Joe Colombo’s project finds a backdrop in the popular culture of the time, especially in cinema, where white-surfaced flats designed using a modular approach incarnate the updated iconography of the Italian domestic status quo. They incarnate sophistication (The Pacifist) but are equally adopted to reaffirm the bourgeois grandeur (Dismissed On His Wedding Night); they touch upon sci-fi op-art (The Tenth Victim) and eventually reach hyperbolic traits in the house of Monica Vitti and Giorgio Albertazzi in I Married You For Fun and – even more – in Renato Pozzetto’s uber-modular one-room apartment in Il Ragazzo di Campagna.
This reminds us how, between the Sixties and Seventies, the theme of the ephemeral also unfolded through a certain light-heartedness in living, which can be traced in the playful dimension of the home.
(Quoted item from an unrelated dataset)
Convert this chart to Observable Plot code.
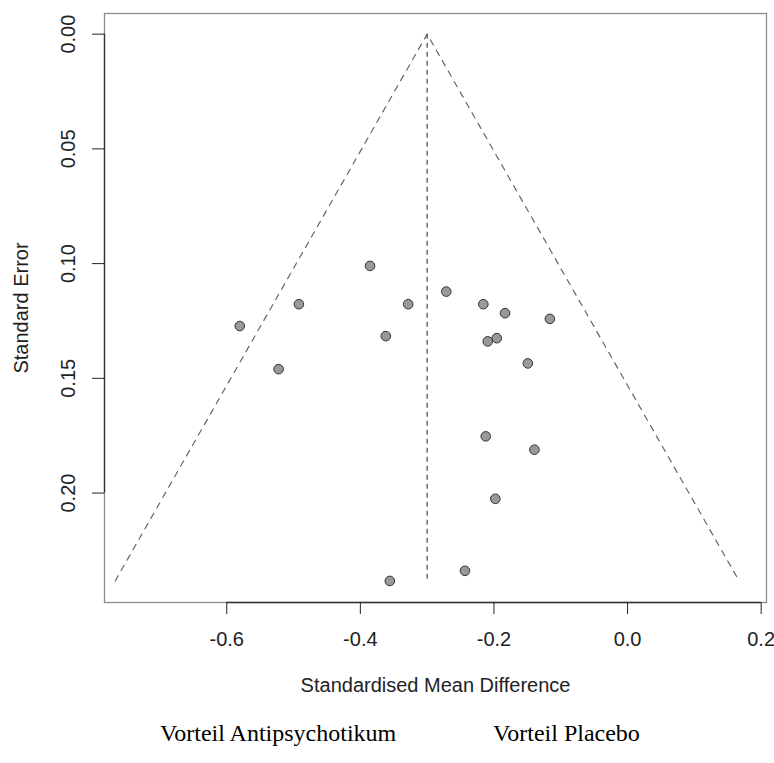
<!DOCTYPE html>
<html>
<head>
<meta charset="utf-8">
<script src="https://cdn.jsdelivr.net/npm/d3@7"></script>
<script src="https://cdn.jsdelivr.net/npm/@observablehq/plot@0.6"></script>
<style>
  html, body { margin: 0; padding: 0; background: #fff; }
  #wrap { position: relative; width: 774px; height: 763px; }
  #cap { position: relative; width: 774px; height: 51px; font-family: "Liberation Serif", "Times New Roman", serif; font-size: 24px; color: #000; }
  #cap span { position: absolute; top: 9px; line-height: 24px; white-space: nowrap; }
</style>
</head>
<body>
<div id="wrap"><div id="chart"></div><div id="cap"><span style="left:160px">Vorteil Antipsychotikum</span><span style="left:493px">Vorteil Placebo</span></div></div>
<script>
// Study effect sizes (standardised mean difference) and standard errors
const smd = [-0.5805, -0.5224, -0.4920, -0.3855, -0.3619, -0.3284, -0.2714, -0.2159, -0.1834,
             -0.1163, -0.1958, -0.2093, -0.1493, -0.2123, -0.1394, -0.1979, -0.2434, -0.3559];
const se  = [ 0.1272,  0.1460,  0.1177,  0.1010,  0.1316,  0.1177,  0.1122,  0.1177,  0.1216,
              0.1241,  0.1325,  0.1339,  0.1435,  0.1753,  0.1811,  0.2025,  0.2339,  0.2383];

// Funnel (pooled estimate and 95% limits)
const pooled = -0.3;
const funnelX = [-0.767, -0.3, 0.167];
const funnelY = [0.2383, 0, 0.2383];
const seMax = 0.2383;

const xTicks = [-0.6, -0.4, -0.2, 0.0, 0.2];
const yTicks = [0.00, 0.05, 0.10, 0.15, 0.20];
const xDomain = [-0.783, 0.208];
const yDomain = [-0.009, 0.2477];

const studies = smd.map((d, i) => ({smd: d, se: se[i]}));
const funnel = funnelX.map((d, i) => ({x: d, y: funnelY[i]}));

const FONT = "'Liberation Sans', Arial, Helvetica, sans-serif";
const FS = 20;

const chart = Plot.plot({
  width: 774,
  height: 712,
  marginLeft: 104,
  marginRight: 8,
  marginTop: 13,
  marginBottom: 110,
  style: {fontFamily: FONT, fontSize: FS + "px", color: "#222", background: "#fff"},
  x: {domain: xDomain},
  y: {domain: yDomain, reverse: true},
  marks: [
    Plot.frame({stroke: "#8a8a8a", strokeWidth: 1.3}),
    Plot.ruleX([xDomain[0]], {y1: yTicks[0], y2: yTicks[yTicks.length - 1], stroke: "#333", strokeWidth: 1.3}),
    Plot.ruleY([yDomain[1]], {x1: xTicks[0], x2: xTicks[xTicks.length - 1], stroke: "#333", strokeWidth: 1.3}),
    Plot.axisX({ticks: xTicks, tickSize: 12, tickPadding: 17, tickFormat: d => d.toFixed(1), label: null, fontSize: FS}),
    Plot.axisY({ticks: yTicks, tickSize: 12, tickFormat: () => "", label: null}),
    Plot.text(yTicks, {y: d => d, text: d => d.toFixed(2), frameAnchor: "left", textAnchor: "middle", dx: -36, rotate: -90, fontSize: FS, fill: "#222"}),
    Plot.text(["Standard Error"], {frameAnchor: "left", textAnchor: "middle", dx: -83, rotate: -90, fontSize: FS, fill: "#222"}),
    Plot.text(["Standardised Mean Difference"], {frameAnchor: "bottom", dy: 89, fontSize: FS, fill: "#222"}),
    Plot.line(funnel, {x: "x", y: "y", stroke: "#666", strokeWidth: 1.2, strokeDasharray: "6,6"}),
    Plot.ruleX([pooled], {y1: 0, y2: seMax, stroke: "#555", strokeWidth: 1.3, strokeDasharray: "5,4"}),
    Plot.dot(studies, {x: "smd", y: "se", r: 4.8, fill: "#999", stroke: "#333", strokeWidth: 1})
  ]
});
document.getElementById("chart").appendChild(chart);
</script>
</body>
</html>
The outcome was a rise in the synergy established between design and the development of electronics. Hence, the “hermetic” character of the bed simultaneously gives way to that of “fun, which prevails”.
“The cabriolet bed with a convertible top that raises and lowers electronically, features a headboard-dashboard with programmable lights (red, yellow, green) and cigar lighter, telephone, fan, rheostats; everything is connected by electric cables that descend from the ceiling, collected in a large hoover tube”.
The will to explore the realm of furniture design with a dash of playfulness also characterises another classic of Colombo’s, the CANDYzionatore air conditioner, winner of the Compasso d’Oro in 1970.
Then, there is the theme of the media, here faced by Colombo at a time in history when the TV set has become the secular totem of domestic life. “It is right that here too, since we are in a civilisation conditioned by television, we can eat while watching the video, listening to the radio, or changing the colour and intensity of the lights”.
Colombo thus seems to anticipate “La Casa Telematica”, an installation by Ugo la Pietra with Gianfranco Bettetini and Aldo Grasso at the 1983 Milan Fair, “an experiment in observation and contamination between the growing electronic memory and domestic space.”
Opening image: detail of Joe Colombo’s own show-home. Photo: Domus 494, January 1971.